*Required work*. From the top of the entries, reproduce each line exactly, stopping after the line that contains "plt.rcParams['font.family'] = ['Liberation". Omit pictures.

*Provided material*.
————————

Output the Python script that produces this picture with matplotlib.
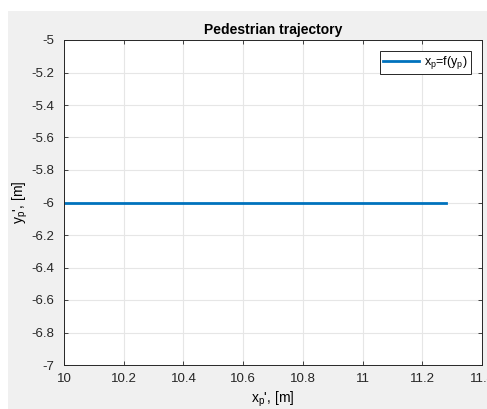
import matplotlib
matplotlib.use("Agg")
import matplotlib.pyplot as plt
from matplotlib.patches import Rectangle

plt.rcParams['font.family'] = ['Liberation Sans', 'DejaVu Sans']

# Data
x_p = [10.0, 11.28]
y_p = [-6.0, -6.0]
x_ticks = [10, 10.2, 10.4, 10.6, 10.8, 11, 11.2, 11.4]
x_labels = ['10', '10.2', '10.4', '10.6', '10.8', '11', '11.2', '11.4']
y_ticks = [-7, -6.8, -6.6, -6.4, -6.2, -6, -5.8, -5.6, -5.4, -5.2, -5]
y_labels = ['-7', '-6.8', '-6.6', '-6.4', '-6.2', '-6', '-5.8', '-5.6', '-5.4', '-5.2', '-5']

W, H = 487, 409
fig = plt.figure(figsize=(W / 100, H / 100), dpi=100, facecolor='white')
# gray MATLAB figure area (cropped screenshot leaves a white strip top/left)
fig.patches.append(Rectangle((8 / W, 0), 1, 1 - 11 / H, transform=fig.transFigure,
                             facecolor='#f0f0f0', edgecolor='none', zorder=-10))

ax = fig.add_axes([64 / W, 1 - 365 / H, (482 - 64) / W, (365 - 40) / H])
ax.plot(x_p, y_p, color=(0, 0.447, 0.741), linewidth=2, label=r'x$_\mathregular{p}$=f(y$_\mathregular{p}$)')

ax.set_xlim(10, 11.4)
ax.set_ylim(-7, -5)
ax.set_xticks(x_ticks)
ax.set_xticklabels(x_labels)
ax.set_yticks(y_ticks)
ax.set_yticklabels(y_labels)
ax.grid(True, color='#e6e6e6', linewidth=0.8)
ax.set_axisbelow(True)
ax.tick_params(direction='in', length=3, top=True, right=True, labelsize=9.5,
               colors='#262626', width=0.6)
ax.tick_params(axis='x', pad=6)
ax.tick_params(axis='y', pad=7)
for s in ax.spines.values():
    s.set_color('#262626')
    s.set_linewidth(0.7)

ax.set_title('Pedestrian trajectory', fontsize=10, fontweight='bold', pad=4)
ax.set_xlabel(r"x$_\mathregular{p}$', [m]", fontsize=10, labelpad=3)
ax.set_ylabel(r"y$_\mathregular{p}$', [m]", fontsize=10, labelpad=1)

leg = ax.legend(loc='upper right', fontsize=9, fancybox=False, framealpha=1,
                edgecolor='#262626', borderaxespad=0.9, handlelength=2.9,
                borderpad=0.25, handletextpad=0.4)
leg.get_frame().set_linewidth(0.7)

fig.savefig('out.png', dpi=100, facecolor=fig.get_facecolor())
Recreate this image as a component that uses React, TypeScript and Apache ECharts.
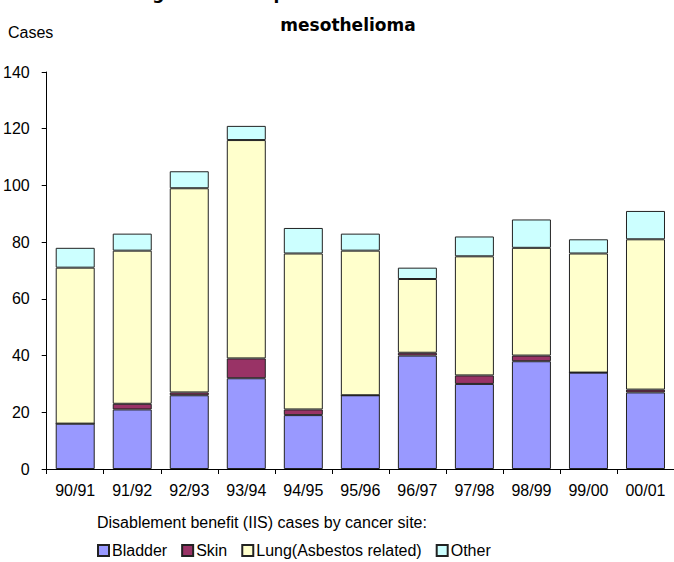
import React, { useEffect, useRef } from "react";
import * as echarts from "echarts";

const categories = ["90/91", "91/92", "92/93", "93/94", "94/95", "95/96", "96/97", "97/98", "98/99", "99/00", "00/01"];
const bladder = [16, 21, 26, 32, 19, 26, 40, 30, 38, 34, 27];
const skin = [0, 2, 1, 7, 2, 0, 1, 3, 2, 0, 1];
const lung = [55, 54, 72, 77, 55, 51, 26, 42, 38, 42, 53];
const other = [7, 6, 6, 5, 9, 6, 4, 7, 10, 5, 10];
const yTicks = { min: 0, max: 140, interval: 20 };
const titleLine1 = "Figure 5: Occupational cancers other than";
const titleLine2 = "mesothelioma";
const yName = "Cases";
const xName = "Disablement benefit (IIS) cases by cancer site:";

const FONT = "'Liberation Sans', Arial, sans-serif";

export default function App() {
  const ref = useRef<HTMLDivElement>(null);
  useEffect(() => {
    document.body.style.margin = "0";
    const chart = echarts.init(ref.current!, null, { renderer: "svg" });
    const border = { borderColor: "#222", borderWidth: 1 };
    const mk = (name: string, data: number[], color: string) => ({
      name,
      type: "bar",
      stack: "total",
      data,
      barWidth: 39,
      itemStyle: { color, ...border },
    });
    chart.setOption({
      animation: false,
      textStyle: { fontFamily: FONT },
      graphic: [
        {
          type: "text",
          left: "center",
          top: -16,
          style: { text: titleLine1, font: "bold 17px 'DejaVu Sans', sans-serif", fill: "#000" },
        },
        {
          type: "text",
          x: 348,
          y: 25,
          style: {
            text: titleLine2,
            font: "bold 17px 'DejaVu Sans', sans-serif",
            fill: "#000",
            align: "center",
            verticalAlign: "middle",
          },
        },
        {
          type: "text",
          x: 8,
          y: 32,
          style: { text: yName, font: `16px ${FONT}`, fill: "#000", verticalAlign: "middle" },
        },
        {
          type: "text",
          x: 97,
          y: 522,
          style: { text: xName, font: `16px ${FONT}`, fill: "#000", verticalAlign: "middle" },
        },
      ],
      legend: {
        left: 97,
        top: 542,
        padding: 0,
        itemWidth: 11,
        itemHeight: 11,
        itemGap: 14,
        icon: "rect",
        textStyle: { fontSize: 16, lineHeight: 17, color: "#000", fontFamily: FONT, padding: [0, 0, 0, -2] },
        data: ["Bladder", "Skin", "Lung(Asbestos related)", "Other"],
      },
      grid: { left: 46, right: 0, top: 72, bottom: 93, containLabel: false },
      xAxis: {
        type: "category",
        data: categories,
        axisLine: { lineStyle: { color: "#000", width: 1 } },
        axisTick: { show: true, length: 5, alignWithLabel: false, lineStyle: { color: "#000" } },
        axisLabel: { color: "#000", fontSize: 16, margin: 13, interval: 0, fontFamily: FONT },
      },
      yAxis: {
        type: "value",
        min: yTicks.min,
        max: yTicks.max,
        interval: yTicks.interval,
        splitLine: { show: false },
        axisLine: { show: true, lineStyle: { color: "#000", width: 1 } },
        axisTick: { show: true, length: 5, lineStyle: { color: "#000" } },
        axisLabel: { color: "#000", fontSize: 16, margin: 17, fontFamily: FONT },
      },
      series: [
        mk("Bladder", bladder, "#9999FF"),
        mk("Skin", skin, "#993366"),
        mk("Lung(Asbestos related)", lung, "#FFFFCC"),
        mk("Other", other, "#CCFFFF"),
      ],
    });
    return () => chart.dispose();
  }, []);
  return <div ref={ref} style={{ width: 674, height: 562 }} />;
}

————————

*Answer below*.
Output the Python script that produces this picture with matplotlib.
import matplotlib
matplotlib.use("Agg")
import matplotlib.pyplot as plt
from matplotlib.patches import Rectangle

plt.rcParams['font.family'] = ['Liberation Sans', 'DejaVu Sans']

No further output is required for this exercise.